Editorial: Ogling Google’s user records

In an effort to resurrect an online pornography law the U.S. Supreme Court struck down two years ago, the Bush administration has subpoenaed Google Inc. for information about the browsing habits of its search engine users.

Google has refused to turn over the information requested in the subpoena, which was issued last year and seeks a wide range of data, including 1 million random Web addresses and records of all Google searches for any one-week period.

The search engine is so popular and so widely used that its name has become a verb synonymous with looking up a person or topic on the Internet.

Google officials have said the release of random search information violates the privacy of its users.

The federal government wants to document how often pornographic sites pop up during online searches to help revive a 1998 law that was designed to protect children from being exposed to such material when they surfed the Internet. The Child Online Protection Act would have required access codes or other means for adults to register before they viewed such sites. Violators would have faced fines and jail time.
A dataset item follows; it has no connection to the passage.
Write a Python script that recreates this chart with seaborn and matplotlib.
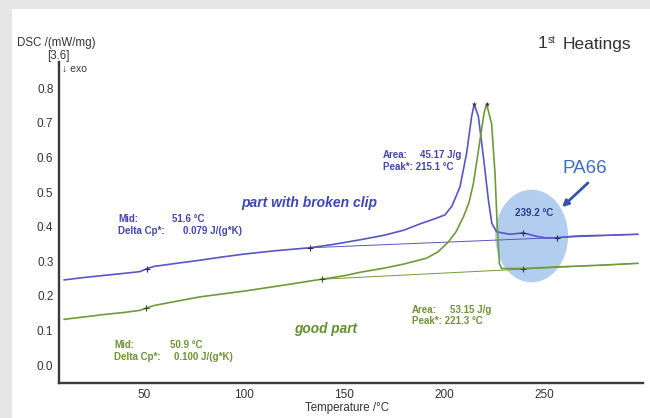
import numpy as np
import pandas as pd
import matplotlib
matplotlib.use("Agg")
import matplotlib.pyplot as plt
from matplotlib.patches import Ellipse, Rectangle, FancyArrowPatch
from matplotlib.ticker import MultipleLocator
import seaborn as sns

# ---------------- data ----------------
broken_T = [10, 20, 30, 40, 48, 51.6, 55, 65, 78, 90, 100.5, 115, 133, 145, 158, 170,
            180, 188, 195, 200.5, 204, 208, 211.3, 213.8, 215.1, 217.2, 219.7, 222.2,
            223.9, 226.3, 233, 239.7, 246.3, 251.3, 256.3, 266.3, 280, 297]
broken_dsc = [0.246, 0.253, 0.259, 0.265, 0.270, 0.279, 0.285, 0.293, 0.303, 0.313, 0.321,
              0.330, 0.339, 0.349, 0.362, 0.375, 0.390, 0.408, 0.422, 0.434, 0.460, 0.515,
              0.612, 0.718, 0.754, 0.718, 0.602, 0.477, 0.410, 0.385, 0.378, 0.382, 0.372,
              0.367, 0.368, 0.373, 0.375, 0.378]

good_T = [10, 20, 30, 40, 48, 50.9, 55, 65, 78, 90, 100.5, 120, 138.8, 150, 158, 170, 180,
          191.3, 197, 202.2, 206, 209.7, 212.5, 214.7, 218, 220, 221.3, 223.8, 225.5,
          226.7, 227.7, 228.8, 239.7, 258, 280, 297]
good_dsc = [0.132, 0.139, 0.146, 0.152, 0.158, 0.164, 0.172, 0.183, 0.197, 0.206, 0.214,
            0.231, 0.248, 0.258, 0.268, 0.280, 0.292, 0.309, 0.327, 0.356, 0.385, 0.428,
            0.470, 0.525, 0.650, 0.728, 0.754, 0.698, 0.554, 0.390, 0.294, 0.279, 0.279,
            0.284, 0.289, 0.294]

broken_base_T = [133, 297]
broken_base_dsc = [0.339, 0.378]
good_base_T = [138.8, 297]
good_base_dsc = [0.248, 0.294]

broken_marks_T = [51.6, 133, 239.7, 256.3]
broken_marks_dsc = [0.279, 0.339, 0.382, 0.368]
good_marks_T = [50.9, 138.8, 239.7]
good_marks_dsc = [0.164, 0.248, 0.279]
peaks_T = [215.1, 221.3]
peaks_dsc = [0.754, 0.754]

x_ticks = [50, 100, 150, 200, 250]
y_ticks = [0.0, 0.1, 0.2, 0.3, 0.4, 0.5, 0.6, 0.7, 0.8]

BLUE = "#5856c4"
GREEN = "#6f9a3c"
BLUE_TXT = "#4446a8"
GREEN_TXT = "#6f9236"

# ---------------- figure ----------------
sns.set_theme(style="white")
plt.rcParams["font.family"] = ["Liberation Sans", "DejaVu Sans"]

W, H = 650, 418
fig = plt.figure(figsize=(W / 100, H / 100), dpi=100, facecolor="#e6e6e6")
fig.patches.append(Rectangle((12 / W, 0), 1, (H - 9) / H, transform=fig.transFigure,
                             facecolor="white", edgecolor="none", zorder=-10))


def fx(x):
    return x / W


def fy(y):
    return 1 - y / H


ax = fig.add_axes([fx(59), fy(383), (643 - 59) / W, (383 - 62) / H])
ax.set_facecolor("none")

curves = pd.concat([
    pd.DataFrame({"T": broken_T, "DSC": broken_dsc, "sample": "broken"}),
    pd.DataFrame({"T": good_T, "DSC": good_dsc, "sample": "good"}),
])
bases = pd.concat([
    pd.DataFrame({"T": broken_base_T, "DSC": broken_base_dsc, "sample": "broken"}),
    pd.DataFrame({"T": good_base_T, "DSC": good_base_dsc, "sample": "good"}),
])
pal = {"broken": BLUE, "good": GREEN}

ax.add_patch(Ellipse((243.8, 0.373), 36.5, 0.268, facecolor="#abc8ee",
                     edgecolor="none", alpha=0.9, zorder=1))

sns.lineplot(data=bases, x="T", y="DSC", hue="sample", palette=pal, lw=0.7,
             legend=False, ax=ax, zorder=2, sort=False)
sns.lineplot(data=curves, x="T", y="DSC", hue="sample", palette=pal, lw=1.2,
             legend=False, ax=ax, zorder=3, sort=False)

ax.scatter(broken_marks_T, broken_marks_dsc, marker="+", s=24, color="#2a2a60",
           lw=0.8, zorder=4)
ax.scatter(good_marks_T, good_marks_dsc, marker="+", s=24, color="#3a4a20",
           lw=0.8, zorder=4)
ax.scatter(peaks_T, peaks_dsc, marker="*", s=16, color="#333333", lw=0, zorder=4)

ax.set_xlim(7.5, 299.5)
ax.set_ylim(-0.052, 0.876)
ax.set_xticks(x_ticks)
ax.set_yticks(y_ticks)
ax.set_yticklabels([f"{v:.1f}" for v in y_ticks])
ax.xaxis.set_minor_locator(MultipleLocator(10))
ax.yaxis.set_minor_locator(MultipleLocator(0.02))
for s in ["top", "right"]:
    ax.spines[s].set_visible(False)
for s in ["left", "bottom"]:
    ax.spines[s].set_color("#3a3a3a")
    ax.spines[s].set_linewidth(1.7)
ax.tick_params(axis="both", which="major", direction="inout", length=4, width=0.8,
               colors="#444444", labelsize=8.5, labelcolor="#333333", pad=2)
ax.tick_params(axis="both", which="minor", direction="inout", length=2.5, width=0.6,
               colors="#555555")
ax.set_xlabel("")
ax.set_ylabel("")

# ---------------- texts ----------------
small = dict(fontsize=8.3, color="#333333", va="center")
fig.text(fx(17), fy(43), "DSC /(mW/mg)", **small)
fig.text(fx(47), fy(56), "[3.6]", **small)
fig.text(fx(62), fy(69), "\u2193 exo", fontsize=7.5, color="#333333", va="center")
fig.text(fx(347), fy(408), "Temperature /\u00b0C", fontsize=8.3, color="#333333",
         ha="center", va="center")

fig.text(fx(538), fy(44), "1", fontsize=12.5, color="#333333", va="center")
fig.text(fx(548), fy(40), "st", fontsize=7, color="#333333", va="center")
fig.text(fx(563), fy(44), "Heatings", fontsize=12.5, color="#333333", va="center")

bold = dict(fontsize=7, fontweight="bold", va="center")
fig.text(fx(118), fy(219), "Mid:", color=BLUE_TXT, **bold)
fig.text(fx(172), fy(219), "51.6 \u00b0C", color=BLUE_TXT, **bold)
fig.text(fx(118), fy(231.5), "Delta Cp*:", color=BLUE_TXT, **bold)
fig.text(fx(183), fy(231.5), "0.079 J/(g*K)", color=BLUE_TXT, **bold)

fig.text(fx(114), fy(345.5), "Mid:", color=GREEN_TXT, **bold)
fig.text(fx(170), fy(345.5), "50.9 \u00b0C", color=GREEN_TXT, **bold)
fig.text(fx(114), fy(357.5), "Delta Cp*:", color=GREEN_TXT, **bold)
fig.text(fx(174), fy(357.5), "0.100 J/(g*K)", color=GREEN_TXT, **bold)

fig.text(fx(383), fy(155), "Area:", color=BLUE_TXT, **bold)
fig.text(fx(420), fy(155), "45.17 J/g", color=BLUE_TXT, **bold)
fig.text(fx(383), fy(167), "Peak*: 215.1 \u00b0C", color=BLUE_TXT, **bold)

fig.text(fx(411.5), fy(310), "Area:", color=GREEN_TXT, **bold)
fig.text(fx(450), fy(310), "53.15 J/g", color=GREEN_TXT, **bold)
fig.text(fx(411.5), fy(321.5), "Peak*: 221.3 \u00b0C", color=GREEN_TXT, **bold)

fig.text(fx(515), fy(213), "239.2 \u00b0C", color="#2c3a88", **bold)

fig.text(fx(309), fy(203), "part with broken clip", fontsize=10, fontweight="bold",
         fontstyle="italic", color="#3d46b4", ha="center", va="center")
fig.text(fx(326), fy(329), "good part", fontsize=9.8, fontweight="bold",
         fontstyle="italic", color="#5f8f2f", ha="center", va="center")

fig.text(fx(585), fy(169), "PA66", fontsize=13.5, color="#3d6fc0",
         ha="center", va="center")
fig.patches.append(FancyArrowPatch((fx(590), fy(181)), (fx(560), fy(209)),
                                   transform=fig.transFigure, arrowstyle="-|>",
                                   mutation_scale=9, lw=2, color="#3355aa"))

fig.savefig("out.png", dpi=100, facecolor=fig.get_facecolor())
In 2003 the Supreme Court struck down the measure on free-speech grounds and ruled that software filters might offer better protection. The federal government's lawyers, however, want to show that the law is better than software filters. And its lawyers say they need information on Google users' activity to help prove their case.

But given this administration's penchant for unbridled snooping into Americans' private lives, there is good reason for Google officials to refuse. If the federal government's lawyers want to know what pops onto a computer screen when a child types "Barney" into Google's search engine, they can log on and type it in. They should leave private computer user records alone.